Khuloud Jaqaman, PhD

  • Recruited to: The University of Texas Southwestern Medical Center
  • Recruited from: Harvard Medical School
  • Award: First-Time, Tenure-Track Faculty Member

Dr. Khuloud Jaqaman received her B. Sc. in physics from Birzeit University in the West Bank, where she had the honor of being the graduation commencement valedictorian. She then did her Ph. D. in Biophysics from Indiana University Bloomington, where she did research in the field of molecular dynamics under the mentorship of Prof. Peter J. Ortoleva.

For her postdoctoral training, she decided to work at the interface between experimental cell biology and mathematical modeling; she had reached the conviction that the two approaches combined were much more powerful than each in isolation for advancing our understanding of cell biological systems. Thus, in 2003, she joined the group of Prof. Gaudenz Danuser at the Scripps Research Institute, funded in part by a Helen Hay Whitney Postdoctoral Fellowship. As she immersed herself in the world of cell biology, she became fascinated by questions of receptor organization in the plasma membrane and its role in transmembrane signal transduction. Most critically for her current research program, she did a single molecule study of the cell-surface scavenger receptor CD36 in macrophages, in collaboration with Sergio Grinstein (Toronto), for which she developed computer vision and data analysis tools which revealed that receptor dynamics in the plasma membrane are regulated by the cytoskeleton in a manner that enhances unligated receptor clustering, thus priming the cells to respond when exposed to ligand.

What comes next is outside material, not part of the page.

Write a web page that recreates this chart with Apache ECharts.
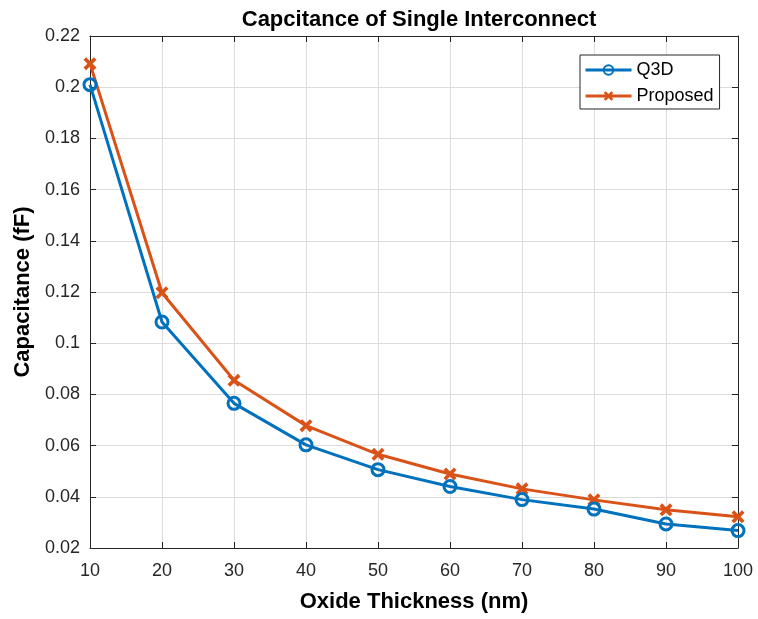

In 2009, Dr. Jaqaman took an instructor position in the Department of Systems Biology at Harvard Medical School, after which, in 2013, she joined the Department of Biophysics at UT Southwestern Medical Center as an assistant professor. The goal of her research program is to understand the spatiotemporal organization of receptors in the plasma membrane at the single-molecule level, as a means to elucidate the critical first steps in transmembrane signal transduction. There is increasing evidence that cell surface receptors are highly organized within the plasma membrane through complex networks of inter-molecular interactions, yet how this receptor organization is achieved, how it influences transmembrane signal transduction in normal physiology, and how it is altered in cancer pathophysiology are questions of fundamental importance that remain largely unanswered. Her lab is particularly interested in the signaling pathways that regulate angiogenesis, the process of sprouting new blood vessels from the existing vasculature. During cancer progression, these pathways are disrupted to promote angiogenesis, thus supporting tumor growth and producing tortuous and leaky blood vessels that can facilitate cancer cell metastasis.

Advancing our understanding of the mechanisms of transmembrane signal transduction might suggest design principles for new classes of therapeutic agents that target the interactions between cell-surface receptors to initiate, modulate or inhibit intracellular signaling.In the specific case of tumor-associated angiogenesis, it might reveal new strategies to inhibit and/or normalize angiogenesis based on the cellular mechanisms that keep angiogenesis properly balanced in normal physiology.

Dr. Jaqaman is a member of the American Society for Cell Biology and the Biophysical Society.